Provided material >>

════════

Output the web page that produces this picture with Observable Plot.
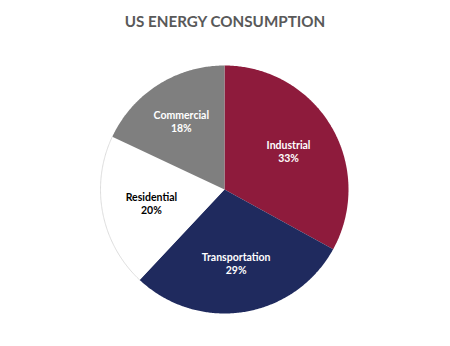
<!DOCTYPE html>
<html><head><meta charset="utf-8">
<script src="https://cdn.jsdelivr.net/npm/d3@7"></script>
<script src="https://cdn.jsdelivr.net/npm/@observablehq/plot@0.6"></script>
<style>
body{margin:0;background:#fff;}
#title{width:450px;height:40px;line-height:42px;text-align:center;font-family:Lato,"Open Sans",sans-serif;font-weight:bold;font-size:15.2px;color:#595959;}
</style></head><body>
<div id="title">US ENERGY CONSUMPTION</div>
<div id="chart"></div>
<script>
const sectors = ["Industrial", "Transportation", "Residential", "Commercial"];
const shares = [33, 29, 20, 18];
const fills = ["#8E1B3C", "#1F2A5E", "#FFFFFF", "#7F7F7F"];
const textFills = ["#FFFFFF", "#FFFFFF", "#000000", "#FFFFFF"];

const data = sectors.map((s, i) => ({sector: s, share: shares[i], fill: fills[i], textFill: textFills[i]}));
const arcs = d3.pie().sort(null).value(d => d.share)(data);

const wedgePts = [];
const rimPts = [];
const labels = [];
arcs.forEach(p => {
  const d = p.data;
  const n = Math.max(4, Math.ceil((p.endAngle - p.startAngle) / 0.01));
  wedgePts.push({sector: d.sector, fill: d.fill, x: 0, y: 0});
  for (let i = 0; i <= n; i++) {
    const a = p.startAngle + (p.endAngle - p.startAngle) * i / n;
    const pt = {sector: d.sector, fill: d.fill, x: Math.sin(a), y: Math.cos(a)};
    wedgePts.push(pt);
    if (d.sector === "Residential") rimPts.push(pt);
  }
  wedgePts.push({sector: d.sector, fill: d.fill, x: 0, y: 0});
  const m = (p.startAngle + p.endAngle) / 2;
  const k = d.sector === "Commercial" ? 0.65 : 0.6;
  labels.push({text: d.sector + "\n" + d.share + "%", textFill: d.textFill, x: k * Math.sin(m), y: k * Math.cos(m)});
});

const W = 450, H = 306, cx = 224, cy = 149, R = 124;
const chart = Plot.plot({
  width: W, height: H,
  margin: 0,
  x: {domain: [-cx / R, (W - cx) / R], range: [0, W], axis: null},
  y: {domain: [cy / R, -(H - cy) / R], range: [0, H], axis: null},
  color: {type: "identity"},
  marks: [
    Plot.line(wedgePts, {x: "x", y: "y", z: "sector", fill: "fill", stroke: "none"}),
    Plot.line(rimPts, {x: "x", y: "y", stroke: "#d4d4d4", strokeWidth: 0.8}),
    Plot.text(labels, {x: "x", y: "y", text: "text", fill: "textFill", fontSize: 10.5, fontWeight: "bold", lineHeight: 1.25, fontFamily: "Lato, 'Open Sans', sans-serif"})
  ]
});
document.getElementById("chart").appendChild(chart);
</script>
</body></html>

════════

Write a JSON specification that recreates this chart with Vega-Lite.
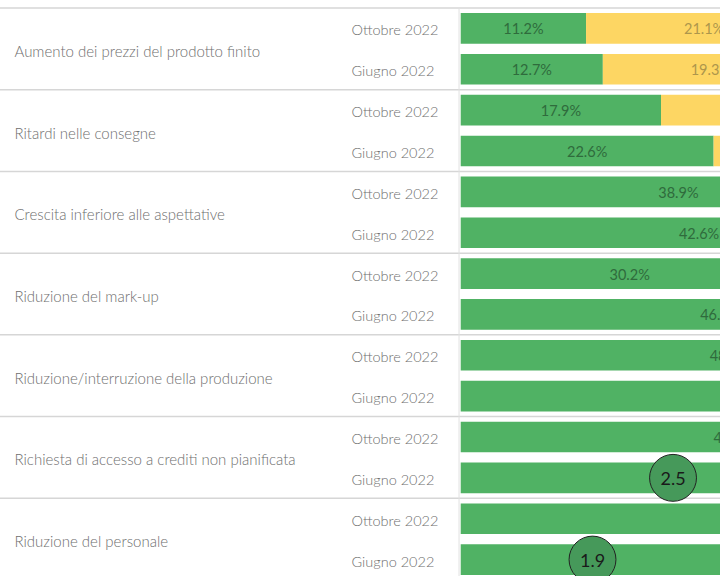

════════

What the task asks >> From the records above, copy exactly the lines starting at the one with "Output the web" and ending at the one with "const arcs = d3.pie().sort(null).value(d", and no others. Pictures stay out.

Correct answer >>
Output the web page that produces this picture with Observable Plot.
<!DOCTYPE html>
<html><head><meta charset="utf-8">
<script src="https://cdn.jsdelivr.net/npm/d3@7"></script>
<script src="https://cdn.jsdelivr.net/npm/@observablehq/plot@0.6"></script>
<style>
body{margin:0;background:#fff;}
#title{width:450px;height:40px;line-height:42px;text-align:center;font-family:Lato,"Open Sans",sans-serif;font-weight:bold;font-size:15.2px;color:#595959;}
</style></head><body>
<div id="title">US ENERGY CONSUMPTION</div>
<div id="chart"></div>
<script>
const sectors = ["Industrial", "Transportation", "Residential", "Commercial"];
const shares = [33, 29, 20, 18];
const fills = ["#8E1B3C", "#1F2A5E", "#FFFFFF", "#7F7F7F"];
const textFills = ["#FFFFFF", "#FFFFFF", "#000000", "#FFFFFF"];

const data = sectors.map((s, i) => ({sector: s, share: shares[i], fill: fills[i], textFill: textFills[i]}));
const arcs = d3.pie().sort(null).value(d => d.share)(data);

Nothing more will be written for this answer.